Al Qaeda Suicide Bombing Kills Ten Soldiers in Yemen

Oct 16, 2015 03:40 PM EDT

An apparent suicide bombing and gun attack claimed by Al Qaeda killed 10 soldiers guarding an intelligence building in the western Yemeni city of Hodaida on Friday, security sources said.

The sources said two of the assailants were also killed.

"Gunmen believed to belong to al Qaeda attacked the main gate of the political security building with rocket-propelled grenades and machine guns after a car bomb driven by a suicide bomber attacked the back gate," one of the sources said.

The group claimed responsibility for the attack in a statement issued online, calling its militants "holy warriors".

Al Qaeda and Islamic State have both gained ground in Yemen, where a war has been raging for seven months between a Saudi-led military alliance and Houthi militiamen allied to Iran.

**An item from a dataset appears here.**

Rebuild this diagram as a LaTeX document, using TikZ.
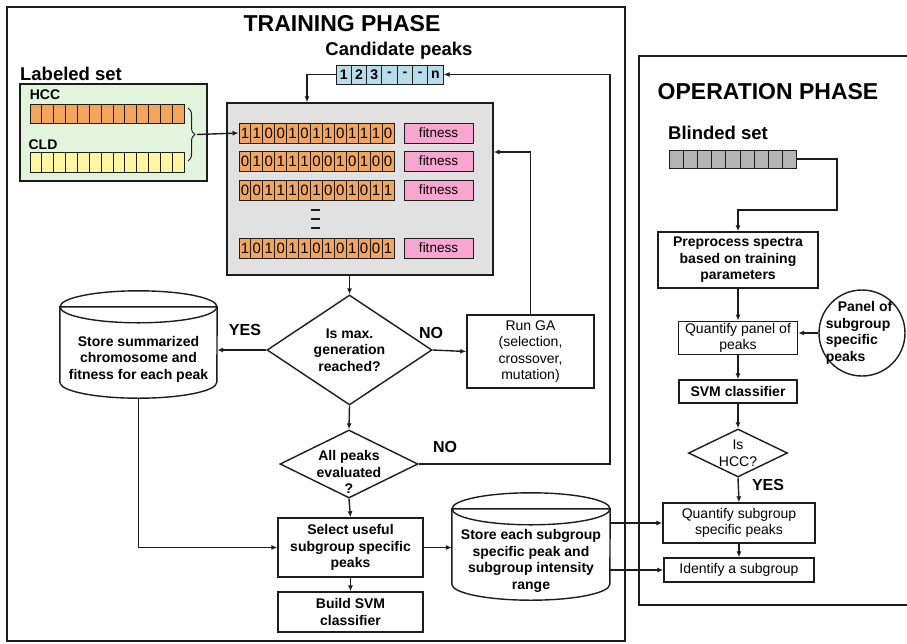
\documentclass[tikz,border=0pt]{standalone}
\usepackage{fontspec}
\setmainfont{Liberation Sans}
\usepackage{tikz}
\usetikzlibrary{positioning,arrows.meta,shapes.geometric,decorations.pathreplacing}
\definecolor{gink}{HTML}{1C1C1C}
\definecolor{gorg}{HTML}{F4A55A}
\definecolor{gpnk}{HTML}{F8A5CF}
\definecolor{gblu}{HTML}{B8DDE9}
\definecolor{ggrn}{HTML}{E3F4DC}
\definecolor{gyel}{HTML}{FFF6A2}
\definecolor{ggry}{HTML}{E1E1E1}
\definecolor{gdrk}{HTML}{B4B4B4}
\newcommand{\bodyfont}{\fontsize{14}{16.5}\selectfont}
\newcommand{\titlefont}{\fontsize{23}{26}\selectfont\bfseries}
\newcommand{\headfont}{\fontsize{18.5}{21}\selectfont\bfseries}
\newcommand{\bitrow}[3]{% name, y, bits
  \foreach \b [count=\i] in {#3}
    \node[bit] (#1\i) at ({239+(\i-0.5)*11.92},#2) {\b};
}
\newcommand{\drum}[3]{% node, x radius, y radius
  \draw[link, fill=white] ([yshift=-#3pt]#1.north west) -- ([yshift=#3pt]#1.south west)
    arc[start angle=180, end angle=0, x radius=#2, y radius=#3]
    -- ([yshift=-#3pt]#1.north east) -- cycle;
  \draw[link] ([yshift=-#3pt]#1.north) ellipse [x radius=#2, y radius=#3];
}
\tikzset{
  phase/.style ={draw=gink, line width=1.8pt},
  title/.style ={font=\titlefont, inner sep=0pt},
  head/.style  ={font=\headfont, inner sep=0pt},
  tag/.style   ={font=\bodyfont\bfseries, inner sep=0pt},
  lbl/.style   ={font=\fontsize{16}{16}\selectfont\bfseries, inner sep=0pt},
  box/.style   ={draw=gink, line width=1.4pt, fill=white, align=center,
                 inner sep=2pt, font=\bodyfont\bfseries},
  rbox/.style  ={box, font=\bodyfont},
  decn/.style  ={diamond, draw=gink, line width=1.4pt, fill=white, inner sep=0pt},
  store/.style ={rectangle, inner sep=0pt},
  dtext/.style ={align=center, inner sep=0pt, font=\bodyfont\bfseries},
  cell/.style  ={draw=gink, line width=0.9pt, inner sep=0pt},
  bit/.style   ={cell, fill=gorg, minimum width=11.92pt, minimum height=20pt,
                 font=\fontsize{15}{15}\selectfont},
  ccell/.style ={cell, fill=gblu, minimum width=15.3pt, minimum height=19pt,
                 font=\fontsize{14}{14}\selectfont\bfseries},
  fitbox/.style={cell, fill=gpnk, minimum width=69pt, minimum height=20pt,
                 font=\fontsize{13.5}{13.5}\selectfont},
  flow/.style  ={-{Latex[length=6pt,width=5pt]}, line width=1.4pt, draw=gink},
  link/.style  ={line width=1.4pt, draw=gink},
}
\begin{document}
\begin{tikzpicture}[x=1pt, y=-1pt]
  \useasboundingbox (0,0) rectangle (907,643);
  % phase frames
  \draw[phase] (7,7) rectangle (625,641);
  \draw[phase] (639,56) rectangle (915,605);
  \node[title] (trainlbl) at (342,24) {TRAINING PHASE};
  \node[title] (operlbl) at (768,92) {OPERATION PHASE};

  % labeled set
  \node[head] (labset) at (71,74) {Labeled set};
  \node[cell, line width=1.4pt, fill=ggrn, minimum width=187pt, minimum height=97pt] (lset) at (113.5,132.5) {};
  \node[tag] (hcclbl) at (45,95) {HCC};
  \node[tag] (cldlbl) at (43,145) {CLD};
  \foreach \i in {1,...,13} {
    \node[cell, fill=gorg, minimum width=11.85pt, minimum height=19pt] (hcc\i) at ({30+(\i-0.5)*11.85},113.5) {};
    \node[cell, fill=gyel, minimum width=11.85pt, minimum height=20pt] (cld\i) at ({30+(\i-0.5)*11.85},162) {};
  }
  \draw[link, line width=1pt, decorate, decoration={brace, amplitude=7pt}] (188,108) -- (188,161);
  \coordinate (brtip) at (197,134.5);

  % candidate peaks
  \node[head] (candlbl) at (399,51) {Candidate peaks};
  \foreach \c [count=\i] in {1,2,3,-,-,-,n}
    \node[ccell] (cand\i) at ({336+(\i-0.5)*15.3},74.5) {\c};

  % population
  \node[cell, line width=1.4pt, fill=ggry, minimum width=266pt, minimum height=172pt] (pop) at (360,189) {};
  \bitrow{ra}{133}{1,1,0,0,1,0,1,1,0,1,1,1,0}
  \bitrow{rb}{161}{0,1,0,1,1,1,0,0,1,0,1,0,0}
  \bitrow{rc}{190}{0,0,1,1,1,0,1,0,0,1,0,1,1}
  \bitrow{rd}{248}{1,0,1,0,1,1,0,1,0,1,0,0,1}
  \foreach \r/\y in {a/133,b/161,c/190,d/248}
    \node[fitbox] (fit\r) at (438.5,\y) {fitness};
  \foreach \y in {210,219,228}
    \draw[link, line width=2.2pt] (311,\y) -- (320,\y);

  % training flow
  \node[decn, minimum width=165pt, minimum height=110pt] (maxgen) at (349.5,350) {};
  \node[dtext] at (maxgen) {Is max.\\generation\\reached?};
  \node[store, minimum width=157pt, minimum height=107pt] (store1) at (138.5,344.5) {};
  \drum{store1}{78.5}{16}
  \node[dtext] at (138.5,359) {Store summarized\\chromosome and\\fitness for each peak};
  \node[rbox, minimum width=127pt, minimum height=73pt] (runga) at (530.5,351.5) {Run GA\\(selection,\\crossover,\\mutation)};
  \node[decn, minimum width=138pt, minimum height=68pt] (allpk) at (349,464) {};
  \node[dtext] at (349,472) {All peaks\\evaluated\\?};
  \node[box, minimum width=145pt, minimum height=59pt] (select) at (350.5,547.5) {Select useful\\subgroup specific\\peaks};
  \node[box, minimum width=145pt, minimum height=40pt] (build) at (350.5,612) {Build SVM\\classifier};
  \node[store, minimum width=158pt, minimum height=107pt] (store2) at (531,546.5) {};
  \drum{store2}{79}{16}
  \node[dtext] at (531,561) {Store each subgroup\\specific peak and\\subgroup intensity\\range};
  \coordinate (back) at (610,464);

  % operation flow
  \node[head] (blindlbl) at (718,133) {Blinded set};
  \foreach \i in {1,...,9}
    \node[cell, fill=gdrk, minimum width=14.2pt, minimum height=18pt] (bl\i) at ({669+(\i-0.5)*14.2},159) {};
  \coordinate (bturn) at (837,210);
  \node[box, minimum width=160pt, minimum height=56pt] (prep) at (738,260) {Preprocess spectra\\based on training\\parameters};
  \node[rbox, minimum width=119pt, minimum height=30pt] (quant) at (738,338) {Quantify panel of\\peaks};
  \node[circle, draw=gink, line width=1.4pt, fill=white, minimum size=86pt, inner sep=0pt] (panel) at (862,333) {};
  \node[dtext, align=left] at (859,333) {\hspace*{12pt}Panel of\\subgroup\\specific\\peaks};
  \node[box, minimum width=118pt, minimum height=23pt] (svm) at (738,391.5) {SVM classifier};
  \node[decn, minimum width=99pt, minimum height=48pt] (hcc) at (738,453) {};
  \node[dtext, font=\bodyfont] at (hcc) {Is\\HCC?};
  \node[rbox, minimum width=152pt, minimum height=40pt] (quantsub) at (739,523) {Quantify subgroup\\specific peaks};
  \node[rbox, minimum width=150pt, minimum height=24pt] (ident) at (739,570) {Identify a subgroup};

  % connectors
  \draw[flow] (brtip) -- (ra1.west);
  \draw[flow] (cand1.west) -| ([xshift=-53pt]pop.north);
  \draw[flow] (pop.south -| maxgen.north) -- (maxgen.north);
  \draw[flow] (maxgen.west) -- (store1.east |- maxgen.west);
  \draw[flow] (maxgen.east) -- (runga.west);
  \draw[flow] (runga.north) |- ([yshift=37pt]pop.east);
  \draw[flow] (maxgen.south) -- (allpk.north);
  \draw[flow] (allpk.east) -- (back) |- (cand7.east);
  \draw[flow] (allpk.south) -- (select.north);
  \draw[flow] (store1.south) |- (select.west);
  \draw[flow] (select.south) -- (build.north);
  \draw[flow] (select.east) -- (store2.west |- select.east);
  \draw[flow] (store2.east |- quantsub.west) -- (quantsub.west);
  \draw[flow] (store2.east |- ident.west) -- (ident.west);
  \draw[flow] (bl9.east) -| (bturn) -| (prep.north);
  \draw[flow] (prep.south) -- (quant.north);
  \draw[flow] (panel.west) -- (quant.east |- panel.west);
  \draw[flow] (quant.south) -- (svm.north);
  \draw[flow] (svm.south) -- (hcc.north);
  \draw[flow] (hcc.south) -- (quantsub.north);
  \draw[flow] (quantsub.south) -- (ident.north);
  \node[lbl] at (245,330) {YES};
  \node[lbl] at (431,333) {NO};
  \node[lbl] at (445,447) {NO};
  \node[lbl] at (768,485) {YES};
\end{tikzpicture}
\end{document}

The militant Islamist groups view the Shi'ite Muslim Houthi movement, which controls Hodaida and much of Yemen's north, as apostates deserving death. But Islamic State has also hit out against the Arab military alliance supporting Yemen's embattled government.

In a series of suicide bombings on Oct. 6, Islamic State killed 22 people, including several troops from the United Arab Emirates, at the government headquarters in the southern port of Aden and military bases in the city.

Ground fighting and Saudi-led air strikes have killed at least 5,400 people in Yemen's multi-sided conflict, which started as a civil war among competing factions but has drawn in outside powers in a regional struggle for influence between Sunni Gulf countries and Shi'ite Iran.

Jets from a Saudi-led military coalition bombed the house of Yemen's speaker of parliament on Friday, residents said, as part of a wave of attacks aimed at influential politicians.

The attack hit the residence of Yahya al-Ra'i in central Dhamar province, leaving him unscathed but killing his son.

Residents of the Houthi-controlld capital Sanaa reported around 60 coalition air strikes in the last two days on military bases and houses belonging to family members of Ali Abdullah Saleh, a former president and important ally of the Houthis.

Five civilians were killed in the bombardment of the capital on Thursday, residents said, including at least two children.